[Plotting code records]
______________________________
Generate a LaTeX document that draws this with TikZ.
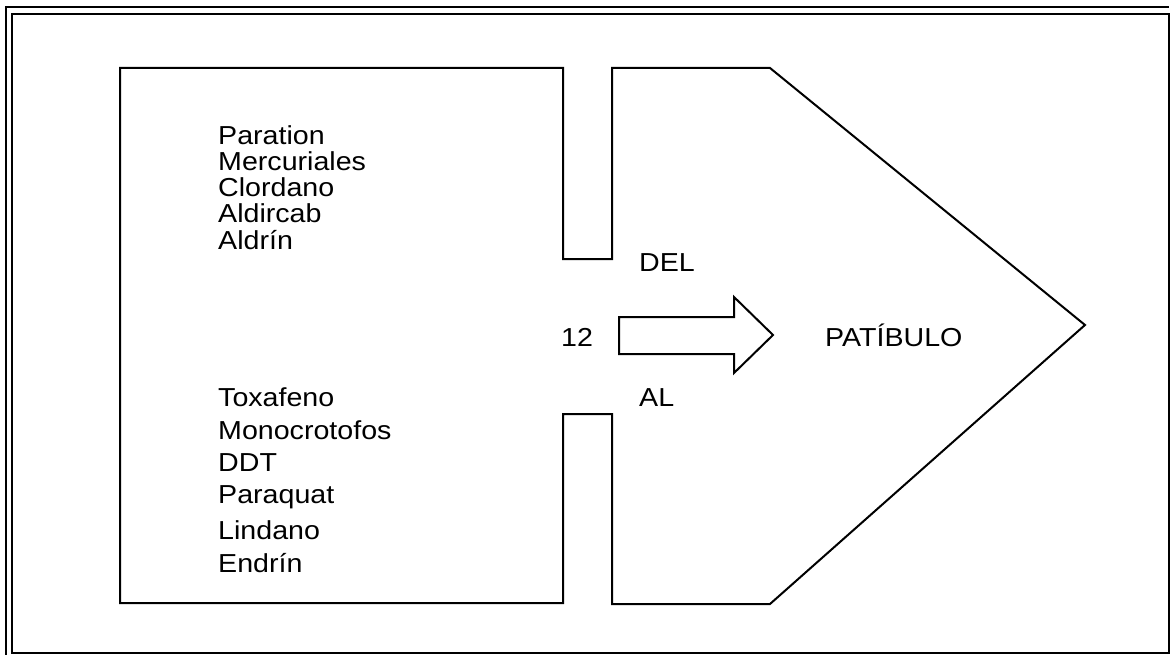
\documentclass[tikz,border=0pt]{standalone}
\usepackage{fontspec}
\setmainfont{Liberation Sans}[FakeStretch=1.1]
\begin{document}
\begin{tikzpicture}[x=1pt,y=-1pt,
  line join=miter,
  shapeline/.style={draw=black,line width=2pt},
  framel/.style={draw=black,line width=2pt},
  lbl/.style={font=\fontsize{26}{27}\selectfont,inner sep=0pt},
  listlbl/.style={lbl,anchor=west}]
\useasboundingbox (0,0) rectangle (1175,655);
% outer frame (double on top and left)
\draw[framel] (12,14) rectangle (1169,653);
\draw[framel] (6,655) -- (6,7) -- (1169,7);
% main outline with the gap
\draw[shapeline] (120,68) -- (563,68) -- (563,259) -- (612,259) -- (612,68)
  -- (770,68) -- (1085,325) -- (770,604) -- (612,604) -- (612,414)
  -- (563,414) -- (563,603) -- (120,603) -- cycle;
% arrow
\draw[shapeline] (619,317) -- (734,317) -- (734,297) -- (773,335) -- (734,373)
  -- (734,354) -- (619,354) -- cycle;
% upper list
\node[listlbl] (p1) at (218,135) {Paration};
\node[listlbl] (p2) at (218,161) {Mercuriales};
\node[listlbl] (p3) at (218,187) {Clordano};
\node[listlbl] (p4) at (218,213) {Aldircab};
\node[listlbl] (p5) at (218,240) {Aldrín};
% lower list
\node[listlbl] (q1) at (218,397) {Toxafeno};
\node[listlbl] (q2) at (218,430) {Monocrotofos};
\node[listlbl] (q3) at (218,463) {DDT};
\node[listlbl] (q4) at (218,497) {Paraquat};
\node[listlbl] (q5) at (218,530) {Lindano};
\node[listlbl] (q6) at (218,563) {Endrín};
% labels
\node[lbl,anchor=west] (del) at (639,263) {DEL};
\node[lbl,anchor=west] (al) at (639,398) {AL};
\node[lbl] (twelve) at (577,337) {12};
\node[lbl,anchor=west] (pat) at (825,335) {PATÍBULO};
\end{tikzpicture}
\end{document}
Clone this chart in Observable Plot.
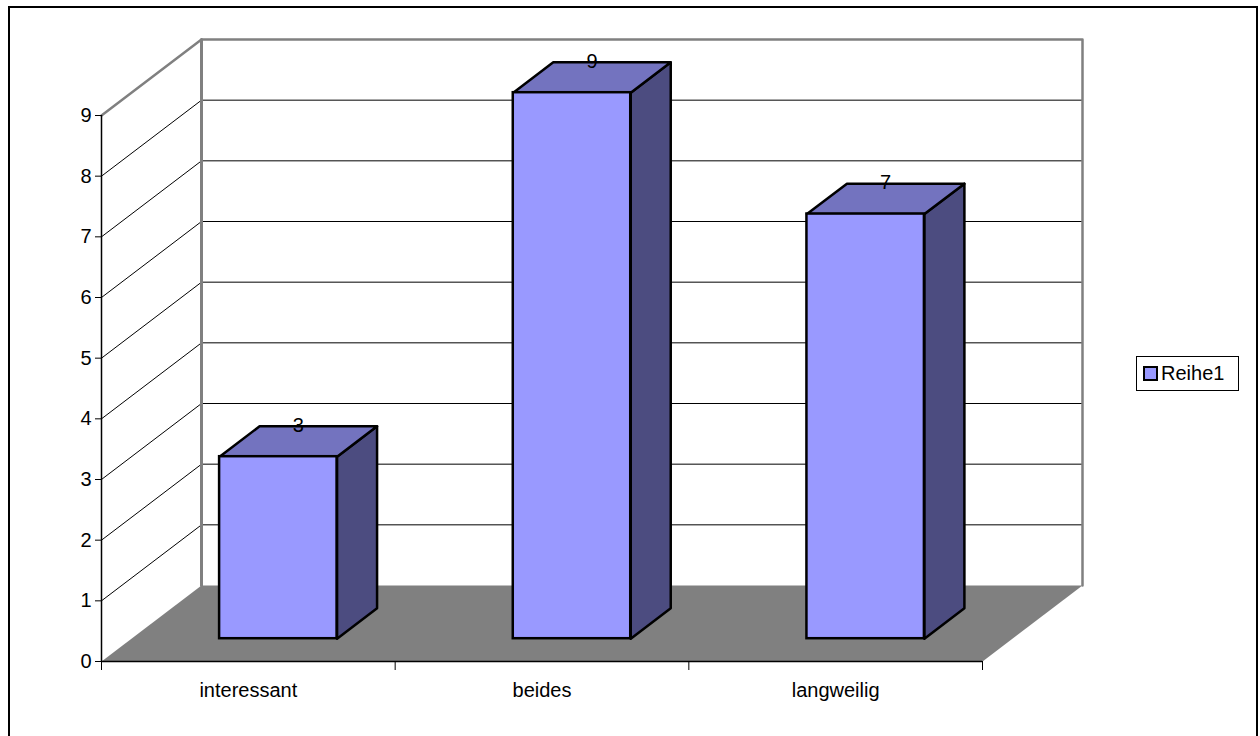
______________________________
### Exercise objective
Copy every line from the records above that contains the word "with".

### Correct answer
Generate a LaTeX document that draws this with TikZ.
% main outline with the gap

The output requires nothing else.